GIVEN TASK
Without including any images, repeat the data exactly.
◇ ◇ ◇ ◇ ◇
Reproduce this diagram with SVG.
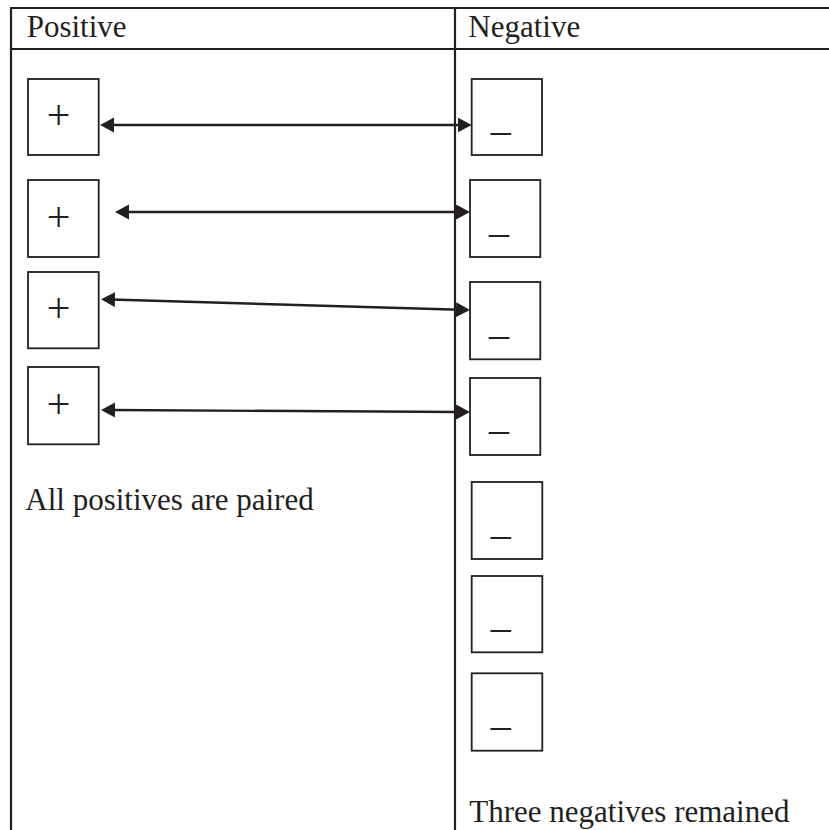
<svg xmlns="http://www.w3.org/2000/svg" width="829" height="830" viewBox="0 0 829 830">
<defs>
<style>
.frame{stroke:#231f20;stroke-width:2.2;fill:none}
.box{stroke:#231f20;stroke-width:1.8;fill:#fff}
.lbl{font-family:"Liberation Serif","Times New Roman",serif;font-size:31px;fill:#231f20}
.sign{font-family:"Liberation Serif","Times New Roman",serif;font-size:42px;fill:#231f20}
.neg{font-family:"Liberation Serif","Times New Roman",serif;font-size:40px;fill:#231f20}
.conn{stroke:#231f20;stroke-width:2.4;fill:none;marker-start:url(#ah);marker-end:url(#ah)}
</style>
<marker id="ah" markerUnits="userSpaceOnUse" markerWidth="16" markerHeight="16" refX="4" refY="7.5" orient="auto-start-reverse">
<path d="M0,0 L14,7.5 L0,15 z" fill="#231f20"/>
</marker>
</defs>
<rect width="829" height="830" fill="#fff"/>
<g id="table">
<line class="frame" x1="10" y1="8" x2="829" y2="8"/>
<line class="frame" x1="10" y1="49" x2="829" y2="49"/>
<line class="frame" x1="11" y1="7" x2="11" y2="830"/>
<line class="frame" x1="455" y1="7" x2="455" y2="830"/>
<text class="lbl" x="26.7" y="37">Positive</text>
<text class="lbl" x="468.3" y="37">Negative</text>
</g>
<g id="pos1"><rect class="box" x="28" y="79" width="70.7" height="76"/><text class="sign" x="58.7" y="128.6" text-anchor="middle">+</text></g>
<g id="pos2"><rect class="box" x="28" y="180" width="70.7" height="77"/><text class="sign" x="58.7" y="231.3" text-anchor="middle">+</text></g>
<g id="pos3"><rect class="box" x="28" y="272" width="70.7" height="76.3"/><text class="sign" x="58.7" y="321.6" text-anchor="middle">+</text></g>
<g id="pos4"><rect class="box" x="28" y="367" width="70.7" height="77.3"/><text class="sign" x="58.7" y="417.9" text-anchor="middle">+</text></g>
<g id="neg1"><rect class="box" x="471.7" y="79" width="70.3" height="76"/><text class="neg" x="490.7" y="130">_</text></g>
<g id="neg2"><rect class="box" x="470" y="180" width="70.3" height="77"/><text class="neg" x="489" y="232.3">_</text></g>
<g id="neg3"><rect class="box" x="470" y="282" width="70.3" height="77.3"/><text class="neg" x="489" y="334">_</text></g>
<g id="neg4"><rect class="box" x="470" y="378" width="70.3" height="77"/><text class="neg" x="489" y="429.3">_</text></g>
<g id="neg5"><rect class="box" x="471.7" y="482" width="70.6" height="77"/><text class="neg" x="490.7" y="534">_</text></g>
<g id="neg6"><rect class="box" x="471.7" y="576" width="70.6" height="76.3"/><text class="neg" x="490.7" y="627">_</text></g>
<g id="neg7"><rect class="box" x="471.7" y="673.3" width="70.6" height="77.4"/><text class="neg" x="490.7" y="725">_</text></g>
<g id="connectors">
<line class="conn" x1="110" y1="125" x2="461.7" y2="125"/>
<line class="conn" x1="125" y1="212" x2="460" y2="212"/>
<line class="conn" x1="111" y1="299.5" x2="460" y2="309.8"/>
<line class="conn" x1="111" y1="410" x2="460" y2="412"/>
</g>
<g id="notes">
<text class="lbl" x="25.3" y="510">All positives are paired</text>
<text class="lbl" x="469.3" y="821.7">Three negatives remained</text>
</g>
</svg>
◇ ◇ ◇ ◇ ◇
ANSWER TO THE TASK
Reproduce this diagram with SVG.
<svg xmlns="http://www.w3.org/2000/svg" width="829" height="830" viewBox="0 0 829 830">
<defs>
<style>
.frame{stroke:#231f20;stroke-width:2.2;fill:none}
.box{stroke:#231f20;stroke-width:1.8;fill:#fff}
.lbl{font-family:"Liberation Serif","Times New Roman",serif;font-size:31px;fill:#231f20}
.sign{font-family:"Liberation Serif","Times New Roman",serif;font-size:42px;fill:#231f20}
.neg{font-family:"Liberation Serif","Times New Roman",serif;font-size:40px;fill:#231f20}
.conn{stroke:#231f20;stroke-width:2.4;fill:none;marker-start:url(#ah);marker-end:url(#ah)}
</style>
<marker id="ah" markerUnits="userSpaceOnUse" markerWidth="16" markerHeight="16" refX="4" refY="7.5" orient="auto-start-reverse">
<path d="M0,0 L14,7.5 L0,15 z" fill="#231f20"/>
</marker>
</defs>
<rect width="829" height="830" fill="#fff"/>
<g id="table">
<line class="frame" x1="10" y1="8" x2="829" y2="8"/>
<line class="frame" x1="10" y1="49" x2="829" y2="49"/>
<line class="frame" x1="11" y1="7" x2="11" y2="830"/>
<line class="frame" x1="455" y1="7" x2="455" y2="830"/>
<text class="lbl" x="26.7" y="37">Positive</text>
<text class="lbl" x="468.3" y="37">Negative</text>
</g>
<g id="pos1"><rect class="box" x="28" y="79" width="70.7" height="76"/><text class="sign" x="58.7" y="128.6" text-anchor="middle">+</text></g>
<g id="pos2"><rect class="box" x="28" y="180" width="70.7" height="77"/><text class="sign" x="58.7" y="231.3" text-anchor="middle">+</text></g>
<g id="pos3"><rect class="box" x="28" y="272" width="70.7" height="76.3"/><text class="sign" x="58.7" y="321.6" text-anchor="middle">+</text></g>
<g id="pos4"><rect class="box" x="28" y="367" width="70.7" height="77.3"/><text class="sign" x="58.7" y="417.9" text-anchor="middle">+</text></g>
<g id="neg1"><rect class="box" x="471.7" y="79" width="70.3" height="76"/><text class="neg" x="490.7" y="130">_</text></g>
<g id="neg2"><rect class="box" x="470" y="180" width="70.3" height="77"/><text class="neg" x="489" y="232.3">_</text></g>
<g id="neg3"><rect class="box" x="470" y="282" width="70.3" height="77.3"/><text class="neg" x="489" y="334">_</text></g>
<g id="neg4"><rect class="box" x="470" y="378" width="70.3" height="77"/><text class="neg" x="489" y="429.3">_</text></g>
<g id="neg5"><rect class="box" x="471.7" y="482" width="70.6" height="77"/><text class="neg" x="490.7" y="534">_</text></g>
<g id="neg6"><rect class="box" x="471.7" y="576" width="70.6" height="76.3"/><text class="neg" x="490.7" y="627">_</text></g>
<g id="neg7"><rect class="box" x="471.7" y="673.3" width="70.6" height="77.4"/><text class="neg" x="490.7" y="725">_</text></g>
<g id="connectors">
<line class="conn" x1="110" y1="125" x2="461.7" y2="125"/>
<line class="conn" x1="125" y1="212" x2="460" y2="212"/>
<line class="conn" x1="111" y1="299.5" x2="460" y2="309.8"/>
<line class="conn" x1="111" y1="410" x2="460" y2="412"/>
</g>
<g id="notes">
<text class="lbl" x="25.3" y="510">All positives are paired</text>
<text class="lbl" x="469.3" y="821.7">Three negatives remained</text>
</g>
</svg>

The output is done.